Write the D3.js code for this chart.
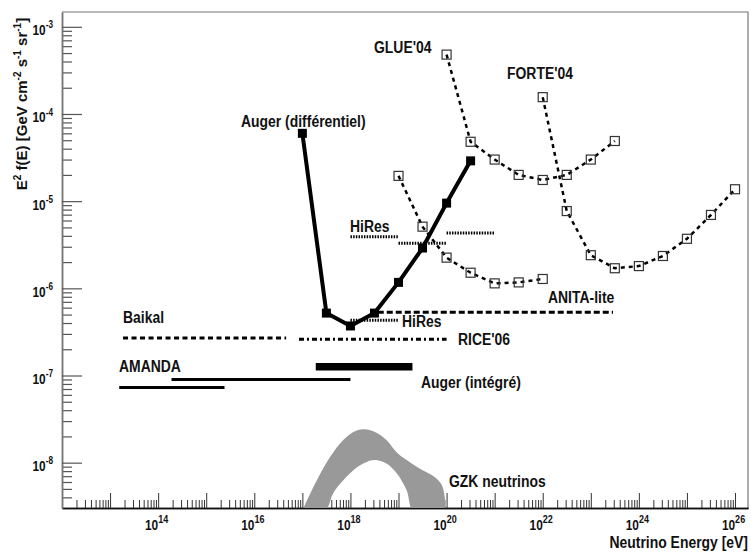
<!DOCTYPE html>
<html><head><meta charset="utf-8">
<script src="https://cdn.jsdelivr.net/npm/d3@7"></script>
<style>
html,body{margin:0;padding:0;background:#fff;}
svg{display:block;}
text{font-family:"Liberation Sans",Arial,Helvetica,sans-serif;font-weight:bold;fill:#111;}
</style></head><body>
<svg id="c" width="751" height="556"></svg>
<script>
// ---------- data ----------
const augerDiffE = [1e17, 3.16e17, 1e18, 3.16e18, 1e19, 3.16e19, 1e20, 3.16e20];
const augerDiffF = [6.0e-5, 5.2e-7, 3.7e-7, 5.2e-7, 1.17e-6, 2.9e-6, 9.5e-6, 2.9e-5];

const glueE = [1e20, 3.16e20, 1e21, 3.16e21, 1e22, 3.16e22, 1e23, 3.16e23];
const glueF = [4.8e-4, 4.8e-5, 3.0e-5, 2.0e-5, 1.75e-5, 2.0e-5, 3.0e-5, 4.9e-5];

const forteE = [1e22, 3.16e22, 1e23, 3.16e23, 1e24, 3.16e24, 1e25, 3.16e25, 1e26];
const forteF = [1.56e-4, 7.7e-6, 2.4e-6, 1.7e-6, 1.8e-6, 2.35e-6, 3.7e-6, 6.95e-6, 1.37e-5];

const anitaDiffE = [1e19, 3.16e19, 1e20, 3.16e20, 1e21, 3.16e21, 1e22];
const anitaDiffF = [1.95e-5, 5.1e-6, 2.25e-6, 1.51e-6, 1.14e-6, 1.17e-6, 1.28e-6];

const baikalE = [1.86e13, 4.6e16];      const baikalF = 2.7e-7;
const riceE = [8.5e16, 1.0e20];         const riceF = 2.6e-7;
const anitaLiteE = [3.7e18, 2.9e23];    const anitaLiteF = 5.3e-7;
const hiresIntE = [1e18, 1e19];         const hiresIntF = 4.3e-7;
const hiresDiffEdges = [1e18, 1e19, 1e20, 1e21];
const hiresDiffF = [3.9e-6, 3.3e-6, 4.3e-6];
const amanda1E = [1.9e14, 1e18];        const amanda1F = 9.0e-8;
const amanda2E = [1.55e13, 2.4e15];     const amanda2F = 7.3e-8;
const augerIntE = [1.9e17, 1.95e19];    const augerIntF = 1.26e-7;

const gzkUpperE = [1.0e17, 1.05e17, 2.0e17, 3.8e17, 7.1e17, 1.35e18, 2.2e18, 3.55e18, 5.6e18, 9.1e18, 1.48e19, 2.8e19, 4.9e19, 7.2e19, 8.5e19, 8.5e19];
const gzkUpperF = [2.8e-9, 3.0e-9, 6.3e-9, 1.17e-8, 1.82e-8, 2.34e-8, 2.4e-8, 2.19e-8, 1.82e-8, 1.32e-8, 1.07e-8, 8.5e-9, 7.2e-9, 6.0e-9, 5.0e-9, 2.8e-9];
const gzkLowerE = [2.95e17, 4.4e17, 7.1e17, 1.35e18, 2.2e18, 3.2e18, 5.6e18, 9.1e18, 1.48e19, 2.05e19];
const gzkLowerF = [2.8e-9, 4.5e-9, 6.3e-9, 8.8e-9, 1.02e-8, 1.07e-8, 9.8e-9, 7.6e-9, 4.8e-9, 2.8e-9];

const xTickExps = [14, 16, 18, 20, 22, 24, 26];
const yTickExps = [-3, -4, -5, -6, -7, -8];

// ---------- layout ----------
const L = 62, R = 748, T = 12, B = 508;
const NARROW = 0.82;
const svg = d3.select("#c");
const x = d3.scaleLog().domain([1e12, Math.pow(10, 26.27)]).range([L, R]);
const y = d3.scaleLog().domain([Math.pow(10, -8.52), Math.pow(10, -2.83)]).range([B, T]);

svg.append("defs").append("clipPath").attr("id", "clip")
  .append("rect").attr("x", L).attr("y", T).attr("width", R - L).attr("height", B - T);

// frame top/right
svg.append("path").attr("d", `M${L},${T}H${R}V${B}`).attr("fill", "none").attr("stroke", "#777").attr("stroke-width", 1.2);

// ticks values
const xMinor = [], xMajor = [];
for (let d = 12; d <= 26; d++) {
  if (d > 12) xMajor.push(Math.pow(10, d));
  for (let k = 2; k <= 9; k++) { const v = k * Math.pow(10, d); if (v < x.domain()[1]) xMinor.push(v); }
}
const yMinor = [], yMajor = [];
for (let d = -9; d <= -3; d++) {
  if (d >= -8) yMajor.push(Math.pow(10, d));
  for (let k = 2; k <= 9; k++) { const v = k * Math.pow(10, d); if (v > y.domain()[0] * 1.01 && v < y.domain()[1]) yMinor.push(v); }
}

// x axis
const gx = svg.append("g").attr("transform", `translate(0,${B})`);
gx.append("g").call(d3.axisBottom(x).tickValues(xMinor).tickSize(-8).tickSizeOuter(0).tickFormat(""));
gx.append("g").call(d3.axisBottom(x).tickValues(xMajor).tickSize(-15).tickSizeOuter(0).tickFormat(""));
gx.selectAll(".tick line").attr("stroke", "#333").attr("stroke-width", 1);
gx.selectAll(".domain").attr("stroke", "#111").attr("stroke-width", 1.5);

// y axis
const gy = svg.append("g").attr("transform", `translate(${L},0)`);
gy.append("g").call(d3.axisLeft(y).tickValues(yMinor).tickSize(-10).tickSizeOuter(0).tickFormat(""));
gy.append("g").call(d3.axisLeft(y).tickValues(yMajor).tickSize(-20).tickSizeOuter(0).tickFormat(""));
gy.selectAll(".tick line").attr("stroke", "#555").attr("stroke-width", 1.2);
gy.selectAll(".domain").attr("stroke", "#777").attr("stroke-width", 1.5);

function ntext(px, py, size, anchor) {
  return svg.append("text").attr("transform", `translate(${px},${py}) scale(${NARROW},1)`)
    .attr("text-anchor", anchor || "start").style("font-size", size + "px");
}

// tick labels
xTickExps.forEach(e => {
  const t = ntext(x(Math.pow(10, e)) - 1.5, 530, 14.5, "middle");
  t.append("tspan").text("10");
  t.append("tspan").attr("dy", -7).style("font-size", "11px").text(String(e));
});
yTickExps.forEach(e => {
  const t = ntext(53, y(Math.pow(10, e)) + 8.5, 14.5, "end");
  t.append("tspan").text("10");
  t.append("tspan").attr("dy", -7).style("font-size", "10px").text(String(e));
});

// axis titles
ntext(748, 548, 17, "end").text("Neutrino Energy [eV]");
const yt = svg.append("text").attr("transform", "translate(27,104) rotate(-90)")
  .attr("text-anchor", "middle").style("font-size", "15px");
yt.append("tspan").text("E");
yt.append("tspan").attr("dy", -6).style("font-size", "10px").text("2");
yt.append("tspan").attr("dy", 6).text(" f(E) [GeV cm");
yt.append("tspan").attr("dy", -6).style("font-size", "10px").text("-2");
yt.append("tspan").attr("dy", 6).text(" s");
yt.append("tspan").attr("dy", -6).style("font-size", "10px").text("-1");
yt.append("tspan").attr("dy", 6).text(" sr");
yt.append("tspan").attr("dy", -6).style("font-size", "10px").text("-1");
yt.append("tspan").attr("dy", 6).text("]");

const plot = svg.append("g").attr("clip-path", "url(#clip)");

// GZK band
const gzkPts = gzkUpperE.map((e, i) => [e, gzkUpperF[i]])
  .concat(gzkLowerE.map((e, i) => [e, gzkLowerF[i]]).reverse());
plot.append("path")
  .attr("d", d3.line().x(d => x(d[0])).y(d => y(d[1])).curve(d3.curveCatmullRomClosed)(gzkPts))
  .attr("fill", "#999").attr("stroke", "none");

// horizontal segments
function hseg(E, F, w, dash, color) {
  plot.append("line").attr("x1", x(E[0])).attr("x2", x(E[1])).attr("y1", y(F)).attr("y2", y(F))
    .attr("stroke", color || "#000").attr("stroke-width", w).attr("stroke-dasharray", dash || null);
}
hseg(baikalE, baikalF, 3, "5,3.5");
hseg(riceE, riceF, 3, "5,3,2,3");
hseg(anitaLiteE, anitaLiteF, 3, "6,3");
hseg(hiresIntE, hiresIntF, 3, "1.5,1.2");
hiresDiffF.forEach((f, i) => hseg([hiresDiffEdges[i], hiresDiffEdges[i + 1]], f, 3, "1.5,1.2"));
hseg(amanda1E, amanda1F, 3);
hseg(amanda2E, amanda2F, 3);
hseg(augerIntE, augerIntF, 7.5);

// dashed series with open squares
function openSeries(E, F) {
  const pts = E.map((e, i) => [x(e), y(F[i])]);
  plot.append("path").attr("d", d3.line()(pts)).attr("fill", "none")
    .attr("stroke", "#000").attr("stroke-width", 2.5).attr("stroke-dasharray", "4,4");
  plot.selectAll(null).data(pts).enter().append("rect")
    .attr("x", d => d[0] - 4.5).attr("y", d => d[1] - 4.5).attr("width", 9).attr("height", 9)
    .attr("fill", "none").attr("stroke", "#333").attr("stroke-width", 1.2);
}
openSeries(glueE, glueF);
openSeries(forteE, forteF);
openSeries(anitaDiffE, anitaDiffF);

// Auger differential
const aPts = augerDiffE.map((e, i) => [x(e), y(augerDiffF[i])]);
plot.append("path").attr("d", d3.line()(aPts)).attr("fill", "none")
  .attr("stroke", "#000").attr("stroke-width", 4).attr("stroke-linejoin", "round");
plot.selectAll(null).data(aPts).enter().append("rect")
  .attr("x", d => d[0] - 4.5).attr("y", d => d[1] - 4.5).attr("width", 9).attr("height", 9)
  .attr("fill", "#000");

// labels
const labels = [
  ["GLUE'04", 374, 53], ["FORTE'04", 507, 79], ["Auger (différentiel)", 241, 127],
  ["HiRes", 350, 232], ["HiRes", 402, 327], ["RICE'06", 458, 345],
  ["Auger (intégré)", 421, 388], ["ANITA-lite", 548, 303], ["Baikal", 123, 323],
  ["AMANDA", 119, 372], ["GZK neutrinos", 449, 487]
];
labels.forEach(l => ntext(l[1], l[2], 17).text(l[0]));
</script>
</body></html>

^^^^^^^^^^^^^^^^

Exercise requirements
Please take the lines from the beginning of the data above through the line holding "2.9e-6, 9.5e-6, 2.9e-5];" and transcribe them exactly, without any pictures.

Output of the exercise
Write the D3.js code for this chart.
<!DOCTYPE html>
<html><head><meta charset="utf-8">
<script src="https://cdn.jsdelivr.net/npm/d3@7"></script>
<style>
html,body{margin:0;padding:0;background:#fff;}
svg{display:block;}
text{font-family:"Liberation Sans",Arial,Helvetica,sans-serif;font-weight:bold;fill:#111;}
</style></head><body>
<svg id="c" width="751" height="556"></svg>
<script>
// ---------- data ----------
const augerDiffE = [1e17, 3.16e17, 1e18, 3.16e18, 1e19, 3.16e19, 1e20, 3.16e20];
const augerDiffF = [6.0e-5, 5.2e-7, 3.7e-7, 5.2e-7, 1.17e-6, 2.9e-6, 9.5e-6, 2.9e-5];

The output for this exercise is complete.